Investing in Palestine: Partners for Change - Speech by Juan-Jose Daboub
Juan-Jose Daboub
Managing Director of the World Bank
Investing in Palestine: Partners for Change, Bethlehem
May 22, 2008
 
Saba’ Al Kheir!
 
Excellencies, ladies, gentlemen, members of the press.
 
Coming from a Palestinian family that emigrated to El Salvador over a century ago, my ancestors’ homeland and its future prospects are issues that are close to my heart.
 
As is the importance of peace and prosperity in the region. 
 
We are here to explore and capitalize on the economic potential of the Palestinian economy.
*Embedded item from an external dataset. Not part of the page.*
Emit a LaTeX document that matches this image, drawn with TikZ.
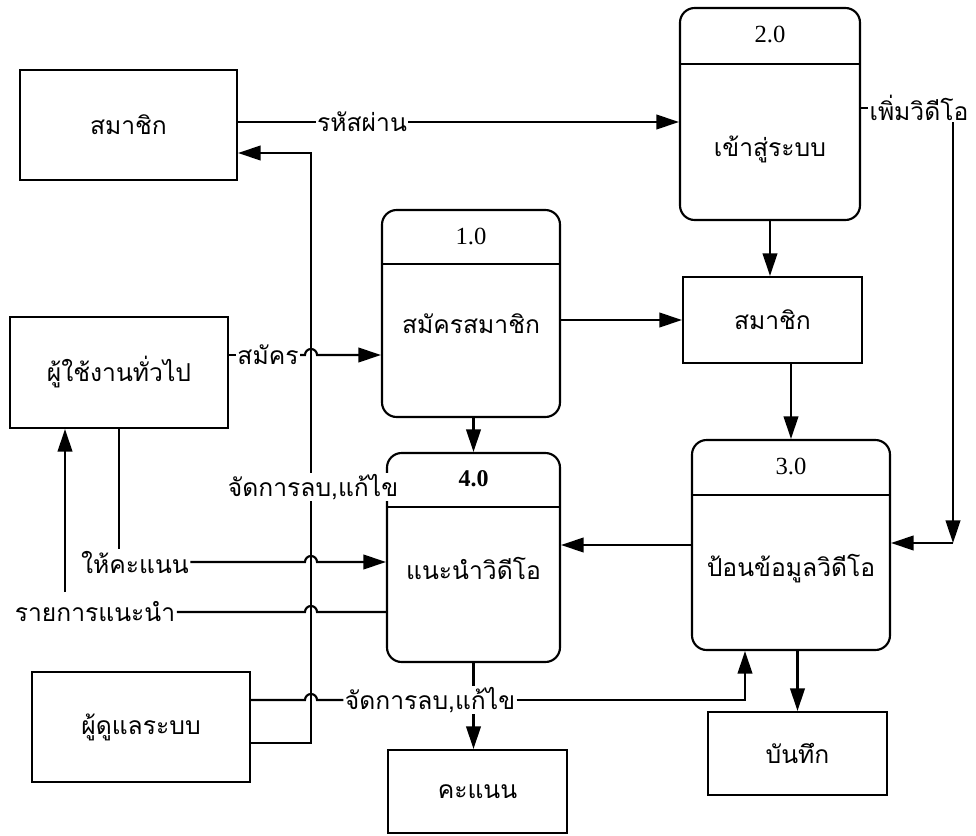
\documentclass[tikz,border=0pt]{standalone}
\usepackage{fontspec}
\setmainfont{Liberation Serif}
\newfontfamily\thai[Script=Thai]{Loma}
\usetikzlibrary{arrows.meta,calc}

\begin{document}
\begin{tikzpicture}[x=0.75pt,y=-0.75pt,
  every node/.style={font=\thai\fontsize{18.5}{20}\selectfont},
  ent/.style={draw, line width=1.6pt, inner sep=0pt},
  proc/.style={draw, line width=1.6pt, rounded corners=11pt, inner sep=0pt},
  lbl/.style={fill=white, inner sep=1pt},
  num/.style={font=\fontsize{18.5}{20}\selectfont},
  link/.style={line width=1.6pt},
  flow/.style={line width=1.6pt, -{Triangle[length=17pt,width=11pt]}}]

\fill[white] (0,0) rectangle (976,836);
\useasboundingbox (0,0) rectangle (976,836);

% external entities and data stores
\node[ent, minimum width=162.75pt, minimum height=82.5pt] (mem) at (128.5,125) {สมาชิก};
\node[ent, minimum width=163.5pt, minimum height=83.25pt] (user) at (119,372.5) {ผู้ใช้งานทั่วไป};
\node[ent, minimum width=163.5pt, minimum height=82.5pt] (admin) at (141,727) {ผู้ดูแลระบบ};
\node[ent, minimum width=134.25pt, minimum height=64.5pt] (store) at (772.5,320) {สมาชิก};
\node[ent, minimum width=134.25pt, minimum height=62.25pt] (score) at (477.5,791.5) {คะแนน};
\node[ent, minimum width=134.25pt, minimum height=62.25pt] (rec) at (797.5,753.5) {บันทึก};

% processes: rounded box with a header row for the number
\node[proc, minimum width=133.5pt, minimum height=155.25pt] (p1) at (471,313.5) {};
\draw[link] ($(p1.north west)+(0,55)$) -- ($(p1.north east)+(0,55)$);
\node[num] (p1n) at ($(p1.north)+(0,28)$) {1.0};
\node (p1t) at ($(p1.north)+(0,115)$) {สมัครสมาชิก};

\node[proc, minimum width=135pt, minimum height=159pt] (p2) at (770,114) {};
\draw[link] ($(p2.north west)+(0,57)$) -- ($(p2.north east)+(0,57)$);
\node[num] (p2n) at ($(p2.north)+(0,28)$) {2.0};
\node (p2t) at ($(p2.north)+(0,142)$) {เข้าสู่ระบบ};

\node[proc, minimum width=148.5pt, minimum height=157.5pt] (p3) at (791,545) {};
\draw[link] ($(p3.north west)+(0,56)$) -- ($(p3.north east)+(0,56)$);
\node[num] (p3n) at ($(p3.north)+(0,28)$) {3.0};
\node (p3t) at ($(p3.north)+(0,130)$) {ป้อนข้อมูลวิดีโอ};

\node[proc, minimum width=129.75pt, minimum height=156.75pt] (p4) at (473.5,557.5) {};
\draw[link] ($(p4.north west)+(0,55)$) -- ($(p4.north east)+(0,55)$);
\node[num, font=\bfseries\fontsize{18}{20}\selectfont] (p4n) at ($(p4.north)+(0,27)$) {4.0};
\node (p4t) at ($(p4.north)+(0,117)$) {แนะนำวิดีโอ};

% flow labels
\node[lbl] (pw) at (362,122) {รหัสผ่าน};
\node[lbl] (av) at (919,108) {เพิ่มวิดีโอ};
\node[lbl] (sm) at (268,355) {สมัคร};
\node[lbl] (gv) at (135,562) {ให้คะแนน};
\node[lbl] (rc) at (95,612) {รายการแนะนำ};
\node[lbl] (j1) at (313,487) {จัดการลบ,แก้ไข};
\node[lbl] (j2) at (430,700) {จัดการลบ,แก้ไข};

% bend points
\coordinate (busb) at (311,743);
\coordinate (bust) at (311,153);
\coordinate (up) at (65,592);
\coordinate (c3) at (745,700);
\coordinate (rt) at (953,543);

% member login
\draw[link] (mem.east |- pw) -- (pw.west);
\draw[flow] (pw.east) -- (pw.east -| p2.west);

% admin edits go back to the member entity
\draw[link] (admin.east |- busb) -- (busb) -- (busb |- j1.south);
\draw[flow] (j1.north -| bust) -- (bust) -- (bust -| mem.east);

% registration
\draw[link] (user.east |- sm) -- (sm.west);
\draw[flow] (sm.east) -- ($(bust |- sm)+(-6,0)$) arc[start angle=180,end angle=0,radius=4.5pt] -- (p1.west |- sm);

% rating
\draw[link] (user.south) -- (user.south |- gv.north);
\draw[flow] (gv.east) -- ($(bust |- gv)+(-6,0)$) arc[start angle=180,end angle=0,radius=4.5pt] -- (p4.west |- gv);

% recommendation list
\draw[link] (p4.west |- rc) -- ($(bust |- rc)+(6,0)$) arc[start angle=0,end angle=180,radius=4.5pt] -- (rc.east);
\draw[flow] (up) -- (up |- user.south);

% admin edits video data and scores
\draw[link] (admin.east |- j2) -- ($(bust |- j2)+(-6,0)$) arc[start angle=180,end angle=0,radius=4.5pt] -- (j2.west);
\draw[flow] (j2.east) -- (c3) -- (c3 |- p3.south);
\draw[link] (p4.south) -- (p4.south |- j2.north);
\draw[flow] (p4.south |- j2.south) -- (p4.south |- score.north);

% internal flows
\draw[flow] (p2.south) -- (p2.south |- store.north);
\draw[flow] (p3.north |- store.south) -- (p3.north);
\draw[flow] (p1.east |- store.west) -- (store.west);
\draw[flow] (p1.south -| p4.north) -- (p4.north);
\draw[flow] (p3.west) -- (p3.west -| p4.east);
\draw[flow] (rec.north |- p3.south) -- (rec.north);

% add video
\draw[link] (p2.east |- av) -- (av.west);
\draw[flow] (av.south -| rt) -- (rt);
\draw[flow] (rt) -- (rt -| p3.east);
\end{tikzpicture}
\end{document}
We are here to be part of the future of Palestine.
 
I’m confident that good matchmaking will take place.
 
I know that when you enter a Palestinian store you can’t leave without buying something!
 
A growing economy able to provide opportunities and jobs for the Palestinian people must be at the core of a lasting peace process. 
 
This can also encourage greater stability and business throughout the region.
 
While the difficulties of investing here must be acknowledged, the returns can be significant.
 
Opportunities in the Arab World
 
Countries in the Arab World have made significant economic progress over the past few years. 
 
Since 2003, economic growth throughout the region has averaged over 6% per year – the strongest sustained growth performance since the 1970s.
 
Strong growth is coming not just from high oil prices, but also from real efforts by governments to improve the business environment and make room for the private sector.
 
Of course, more can be done by countries to integrate with the global economy and encourage innovation.
 
But entrepreneurs throughout the region are showing that success is possible. 
 
Opportunities in the West Bank and Gaza
 
The situation in the West Bank and Gaza is perhaps more difficult than in other parts of the Arab World.
 
But so was Europe after World War II and East Asia before the introduction of economic freedoms.
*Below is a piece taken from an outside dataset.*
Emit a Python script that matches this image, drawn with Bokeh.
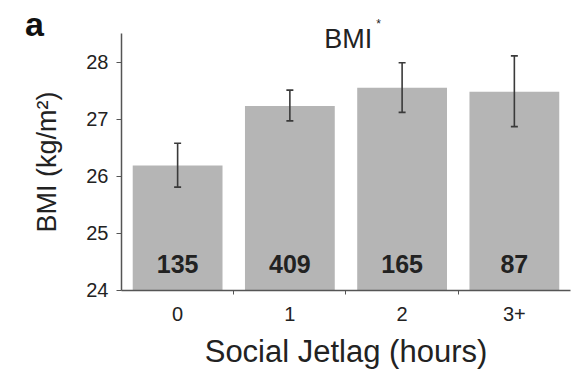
import numpy as np
from bokeh.plotting import figure
from bokeh.models import ColumnDataSource, Whisker, TeeHead, Label, FixedTicker
from bokeh.core.properties import value
from bokeh.embed import file_html
from bokeh.resources import INLINE

# Data
categories = ["0", "1", "2", "3+"]
bmi_mean = [26.19, 27.23, 27.55, 27.48]
bmi_lower = [25.81, 26.97, 27.12, 26.87]
bmi_upper = [26.58, 27.51, 27.99, 28.11]
counts = ["135", "409", "165", "87"]
y_ticks = [24, 25, 26, 27, 28]
y_min, y_max = 24, 28.5

FONT = "Liberation Sans"
TXT = "#222222"
AX = "#555555"

xs = np.arange(len(categories)) + 0.5
src = ColumnDataSource(dict(x=xs, top=bmi_mean, lower=bmi_lower, upper=bmi_upper,
                            n=counts, cat=categories))

# The frame covers the whole canvas; axes are fixed at x=0 / y=24 and limited by
# bounds, so that no text outside the axes area is clipped.
p = figure(width=572, height=375, output_backend="svg", toolbar_location=None,
           x_range=(-1.078, 4.018), y_range=(22.511, 29.079),
           min_border_left=0, min_border_right=0, min_border_top=0, min_border_bottom=0)
p.outline_line_color = None
p.xgrid.visible = False
p.ygrid.visible = False
p.background_fill_color = "white"
p.border_fill_color = "white"

p.vbar(x="x", top="top", bottom=y_min, width=0.8, source=src,
       fill_color="#b5b5b5", line_color=None)

w = Whisker(base="x", lower="lower", upper="upper", source=src, level="overlay",
            line_color="#3a3a3a", line_width=1.6,
            upper_head=TeeHead(size=7, line_color="#3a3a3a", line_width=1.6),
            lower_head=TeeHead(size=7, line_color="#3a3a3a", line_width=1.6))
p.add_layout(w)

p.text(x="x", y=24.46, text="n", source=src, text_align="center",
       text_baseline="middle", text_font=value(FONT),
       text_font_size="25px", text_font_style="bold", text_color=TXT)

# Axes
xa = p.xaxis[0]
xa.fixed_location = y_min
xa.bounds = (0, len(categories))
xa.ticker = FixedTicker(ticks=list(xs), minor_ticks=list(np.arange(1, len(categories))))
xa.major_label_overrides = {float(v): c for v, c in zip(xs, categories)}
xa.major_tick_out = 0
xa.major_tick_in = 0
xa.minor_tick_out = 4
xa.minor_tick_in = 0
xa.minor_tick_line_color = AX
xa.axis_line_color = AX
xa.axis_line_width = 1.5
xa.major_label_text_font = FONT
xa.major_label_text_font_size = "20px"
xa.major_label_text_color = TXT
xa.major_label_standoff = 13
xa.axis_label = "Social Jetlag (hours)"
xa.axis_label_text_font = FONT
xa.axis_label_text_font_size = "31px"
xa.axis_label_text_font_style = "normal"
xa.axis_label_text_color = TXT
xa.axis_label_standoff = 9

ya = p.yaxis[0]
ya.fixed_location = 0
ya.bounds = (y_min, y_max)
ya.ticker = FixedTicker(ticks=y_ticks, minor_ticks=[])
ya.major_tick_out = 5
ya.major_tick_in = 0
ya.major_tick_line_color = AX
ya.axis_line_color = AX
ya.axis_line_width = 1.5
ya.major_label_text_font = FONT
ya.major_label_text_font_size = "20px"
ya.major_label_text_color = TXT
ya.major_label_standoff = 8
ya.axis_label = "BMI (kg/m²)"
ya.axis_label_text_font = FONT
ya.axis_label_text_font_size = "27px"
ya.axis_label_text_font_style = "normal"
ya.axis_label_text_color = TXT
ya.axis_label_standoff = 21

# Title "BMI*" and panel letter
p.add_layout(Label(x=2.02, y=28.41, text="BMI", text_align="center",
                   text_baseline="middle", text_font=FONT,
                   text_font_size="27px", text_color=TXT))
p.add_layout(Label(x=2.29, y=28.66, text="*", text_align="center",
                   text_baseline="middle", text_font=FONT,
                   text_font_size="12px", text_color=TXT))
p.add_layout(Label(x=-0.86, y=28.67, text="a", text_align="left",
                   text_baseline="middle", text_font=FONT,
                   text_font_size="34px", text_font_style="bold", text_color="#111111"))

open("out.html", "w").write(file_html(p, INLINE))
It can be done.  We can make it happen!
 
You may have several justified questions about the viability of commercial activities here under the current circumstances, with the number of checkpoints riddling the Palestinian Territories, and with the security incidents often taking place.
 
And rightly you should.
 
Analysis by the World Bank has shown that while economic growth will be modestly positive this year, this trend would have been much higher in the absence of the current movement and access restrictions. 
 
There is a need for a resolution of the current difficult situation in Gaza, which represents a large part of the population, and a critical part of Palestinian identity.
 
These issues must be addressed more broadly – and are being addressed. 
 
We look forward to a practical and sustained resolution of these roadblocks to progress.
 
To assist these efforts, the international community is committed to supporting West Bank and Gaza.
 
In December last year, donors pledged over $7.7 billion to support the Palestinian Reform and Development Plan.
 
Much of this has been delivered, although a critical need remains for budget financing.
 
We are encouraged by the efforts of the Palestinian Authority to make continued progress toward the goals of the Reform and Development Plan.
 
But simply throwing MASARI at the Palestinian territories is not the answer.
 
The key is removing obstacles, so that people can take destiny into their own hands, and to encourage productive investment. 
 
We must remember that throughout these turbulent periods, and at times much more difficult than this, the resilient Palestinian private sector was able to find opportunities, and to flourish.
 
Despite constraints, the Palestinian economy began to grow in the second half of 2007, and is expected to grow further this coming year.
 
And growth is likely to accelerate should there be progress in easing movement restrictions – as all parties have made commitments to do.
 
While there are risks, there can also be considerable returns for those businesses prepared to “get in the elevator on the ground floor”.
 
The World Bank has conducted a thorough analysis of the Palestinian business environment, concluding that it compared favorably with much of the rest of the region.
 
The Bank’s Doing Business report ranks West Bank and Gaza as comparable with countries like India, Indonesia or Honduras.
 
In particular, West Bank and Gaza ranks 22nd in the world in terms of the tax regime for business, and 33rd in the world in terms of the legal framework to protect investors.
 
Further efforts could help, especially to streamline business registration and entry procedures.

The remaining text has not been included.